■ **What the task requires**
Retype only what runs from the first line of the listing to the line holding "const rssTicks = [0, 10, 20, 30, 40, 50, 60, 70];", both included. Do not retype the pictures.
▼▼▼
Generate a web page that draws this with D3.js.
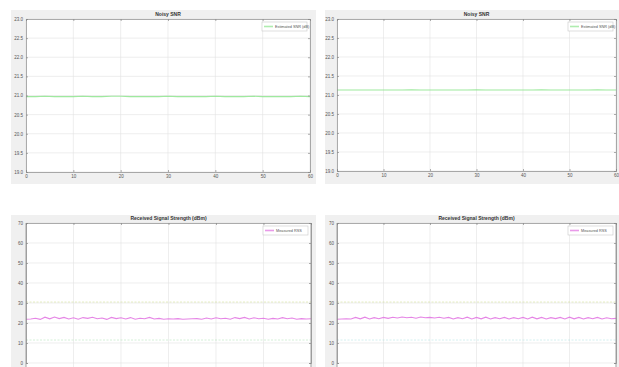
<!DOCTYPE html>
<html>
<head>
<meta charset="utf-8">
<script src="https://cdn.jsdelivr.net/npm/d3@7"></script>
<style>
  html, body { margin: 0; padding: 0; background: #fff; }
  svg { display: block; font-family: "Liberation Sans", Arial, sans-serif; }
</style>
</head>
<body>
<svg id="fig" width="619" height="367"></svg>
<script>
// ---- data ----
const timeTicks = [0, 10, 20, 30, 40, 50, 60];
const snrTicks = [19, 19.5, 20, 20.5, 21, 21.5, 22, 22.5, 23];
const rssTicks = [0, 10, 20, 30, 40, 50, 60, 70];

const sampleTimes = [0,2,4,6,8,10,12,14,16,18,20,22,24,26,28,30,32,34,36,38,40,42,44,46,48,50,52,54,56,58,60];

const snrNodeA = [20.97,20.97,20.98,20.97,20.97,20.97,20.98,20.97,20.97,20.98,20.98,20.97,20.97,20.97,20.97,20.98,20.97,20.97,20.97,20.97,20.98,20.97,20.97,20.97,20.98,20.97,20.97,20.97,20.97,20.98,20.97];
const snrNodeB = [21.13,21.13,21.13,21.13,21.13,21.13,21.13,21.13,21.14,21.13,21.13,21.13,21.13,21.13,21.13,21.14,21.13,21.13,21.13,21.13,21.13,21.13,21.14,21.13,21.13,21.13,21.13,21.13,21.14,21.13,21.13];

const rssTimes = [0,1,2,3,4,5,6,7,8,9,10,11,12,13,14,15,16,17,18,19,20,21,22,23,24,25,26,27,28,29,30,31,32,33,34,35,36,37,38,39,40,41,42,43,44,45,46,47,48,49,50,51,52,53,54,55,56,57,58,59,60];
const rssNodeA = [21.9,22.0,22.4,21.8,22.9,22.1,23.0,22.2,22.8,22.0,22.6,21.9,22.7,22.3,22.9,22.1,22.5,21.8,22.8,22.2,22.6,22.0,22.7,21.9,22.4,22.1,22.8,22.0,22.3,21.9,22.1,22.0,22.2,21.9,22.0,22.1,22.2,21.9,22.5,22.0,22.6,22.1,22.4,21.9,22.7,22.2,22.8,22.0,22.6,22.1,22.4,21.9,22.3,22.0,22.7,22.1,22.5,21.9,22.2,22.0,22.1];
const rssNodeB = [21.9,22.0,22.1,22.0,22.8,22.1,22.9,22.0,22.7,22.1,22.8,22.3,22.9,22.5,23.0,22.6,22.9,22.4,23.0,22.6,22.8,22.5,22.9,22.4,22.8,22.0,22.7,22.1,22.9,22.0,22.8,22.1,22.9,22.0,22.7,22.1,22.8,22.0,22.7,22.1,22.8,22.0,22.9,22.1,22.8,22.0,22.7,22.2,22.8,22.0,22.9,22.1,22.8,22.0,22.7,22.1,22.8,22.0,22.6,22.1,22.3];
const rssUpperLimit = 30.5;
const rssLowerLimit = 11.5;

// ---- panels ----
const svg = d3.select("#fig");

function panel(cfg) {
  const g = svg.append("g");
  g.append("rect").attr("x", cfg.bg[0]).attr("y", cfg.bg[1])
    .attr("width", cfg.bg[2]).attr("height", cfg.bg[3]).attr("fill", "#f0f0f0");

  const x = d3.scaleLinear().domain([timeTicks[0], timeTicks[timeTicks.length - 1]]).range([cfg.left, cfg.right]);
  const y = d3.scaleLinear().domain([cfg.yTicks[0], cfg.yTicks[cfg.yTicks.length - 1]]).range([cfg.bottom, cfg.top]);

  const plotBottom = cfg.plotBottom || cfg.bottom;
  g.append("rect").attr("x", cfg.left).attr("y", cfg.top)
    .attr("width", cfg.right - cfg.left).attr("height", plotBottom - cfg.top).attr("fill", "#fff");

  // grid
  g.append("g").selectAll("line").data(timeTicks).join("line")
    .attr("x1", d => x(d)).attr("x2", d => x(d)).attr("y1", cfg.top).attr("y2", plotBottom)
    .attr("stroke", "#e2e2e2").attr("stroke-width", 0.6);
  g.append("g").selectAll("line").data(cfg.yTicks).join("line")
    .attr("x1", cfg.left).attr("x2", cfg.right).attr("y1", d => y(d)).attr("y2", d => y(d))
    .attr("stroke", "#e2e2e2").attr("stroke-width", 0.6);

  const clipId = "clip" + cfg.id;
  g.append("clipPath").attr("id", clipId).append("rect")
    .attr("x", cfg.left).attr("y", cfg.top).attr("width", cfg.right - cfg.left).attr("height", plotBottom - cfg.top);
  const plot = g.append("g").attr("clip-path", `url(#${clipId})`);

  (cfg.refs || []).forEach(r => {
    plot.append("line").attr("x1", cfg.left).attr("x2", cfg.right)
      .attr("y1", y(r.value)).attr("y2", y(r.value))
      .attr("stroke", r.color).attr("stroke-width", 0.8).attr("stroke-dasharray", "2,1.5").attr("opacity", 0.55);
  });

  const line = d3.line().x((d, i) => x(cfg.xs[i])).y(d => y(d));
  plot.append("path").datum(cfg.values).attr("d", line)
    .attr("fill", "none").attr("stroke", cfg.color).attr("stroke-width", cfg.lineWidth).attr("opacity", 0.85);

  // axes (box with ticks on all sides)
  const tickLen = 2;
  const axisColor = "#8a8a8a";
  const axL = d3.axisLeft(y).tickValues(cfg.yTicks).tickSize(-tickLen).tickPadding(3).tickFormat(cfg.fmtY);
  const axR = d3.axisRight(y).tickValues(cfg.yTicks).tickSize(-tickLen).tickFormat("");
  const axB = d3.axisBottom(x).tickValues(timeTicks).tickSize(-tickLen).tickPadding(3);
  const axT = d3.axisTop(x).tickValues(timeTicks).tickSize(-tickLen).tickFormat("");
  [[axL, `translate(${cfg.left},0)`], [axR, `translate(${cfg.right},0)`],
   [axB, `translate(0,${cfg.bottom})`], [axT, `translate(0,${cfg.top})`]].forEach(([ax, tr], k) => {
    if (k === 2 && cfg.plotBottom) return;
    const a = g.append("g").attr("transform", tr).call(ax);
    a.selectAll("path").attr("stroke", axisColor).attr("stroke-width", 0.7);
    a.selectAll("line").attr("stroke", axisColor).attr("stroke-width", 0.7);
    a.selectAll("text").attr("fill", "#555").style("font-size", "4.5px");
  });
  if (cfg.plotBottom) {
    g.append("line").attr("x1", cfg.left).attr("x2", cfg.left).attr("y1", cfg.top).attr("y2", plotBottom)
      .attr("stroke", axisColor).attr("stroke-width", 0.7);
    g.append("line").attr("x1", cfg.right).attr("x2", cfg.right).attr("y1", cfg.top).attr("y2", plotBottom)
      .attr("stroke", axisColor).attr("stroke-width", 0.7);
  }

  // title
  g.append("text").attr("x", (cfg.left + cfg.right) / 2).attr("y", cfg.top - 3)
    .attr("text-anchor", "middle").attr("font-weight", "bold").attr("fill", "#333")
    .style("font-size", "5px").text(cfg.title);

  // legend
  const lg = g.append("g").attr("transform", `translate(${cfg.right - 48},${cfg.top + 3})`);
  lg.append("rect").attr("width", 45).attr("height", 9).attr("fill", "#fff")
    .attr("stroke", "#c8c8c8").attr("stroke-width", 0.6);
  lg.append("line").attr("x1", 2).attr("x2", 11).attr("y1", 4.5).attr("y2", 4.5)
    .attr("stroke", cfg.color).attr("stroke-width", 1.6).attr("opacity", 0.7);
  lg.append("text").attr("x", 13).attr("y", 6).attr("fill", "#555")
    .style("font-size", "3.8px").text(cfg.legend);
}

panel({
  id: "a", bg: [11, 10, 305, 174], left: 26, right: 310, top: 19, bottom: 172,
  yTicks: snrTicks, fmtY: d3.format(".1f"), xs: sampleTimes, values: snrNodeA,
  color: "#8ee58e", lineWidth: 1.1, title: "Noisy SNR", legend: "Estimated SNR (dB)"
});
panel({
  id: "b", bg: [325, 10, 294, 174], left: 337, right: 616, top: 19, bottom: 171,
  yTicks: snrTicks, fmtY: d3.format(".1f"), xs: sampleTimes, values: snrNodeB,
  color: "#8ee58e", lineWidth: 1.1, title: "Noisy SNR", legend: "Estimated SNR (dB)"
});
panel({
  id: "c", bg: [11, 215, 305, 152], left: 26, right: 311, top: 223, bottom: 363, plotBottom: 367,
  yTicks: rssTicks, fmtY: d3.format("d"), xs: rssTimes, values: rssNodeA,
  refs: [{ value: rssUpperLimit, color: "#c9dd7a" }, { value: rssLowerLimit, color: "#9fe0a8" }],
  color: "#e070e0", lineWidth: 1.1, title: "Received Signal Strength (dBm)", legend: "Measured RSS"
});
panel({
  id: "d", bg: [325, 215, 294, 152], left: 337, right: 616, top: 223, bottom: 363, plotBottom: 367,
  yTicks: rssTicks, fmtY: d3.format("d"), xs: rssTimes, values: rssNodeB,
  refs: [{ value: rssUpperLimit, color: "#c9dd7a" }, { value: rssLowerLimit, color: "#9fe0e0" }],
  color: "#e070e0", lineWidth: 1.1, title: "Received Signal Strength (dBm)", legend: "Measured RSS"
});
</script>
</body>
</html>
▲▲▲
■ **Output below**
Generate a web page that draws this with D3.js.
<!DOCTYPE html>
<html>
<head>
<meta charset="utf-8">
<script src="https://cdn.jsdelivr.net/npm/d3@7"></script>
<style>
  html, body { margin: 0; padding: 0; background: #fff; }
  svg { display: block; font-family: "Liberation Sans", Arial, sans-serif; }
</style>
</head>
<body>
<svg id="fig" width="619" height="367"></svg>
<script>
// ---- data ----
const timeTicks = [0, 10, 20, 30, 40, 50, 60];
const snrTicks = [19, 19.5, 20, 20.5, 21, 21.5, 22, 22.5, 23];
const rssTicks = [0, 10, 20, 30, 40, 50, 60, 70];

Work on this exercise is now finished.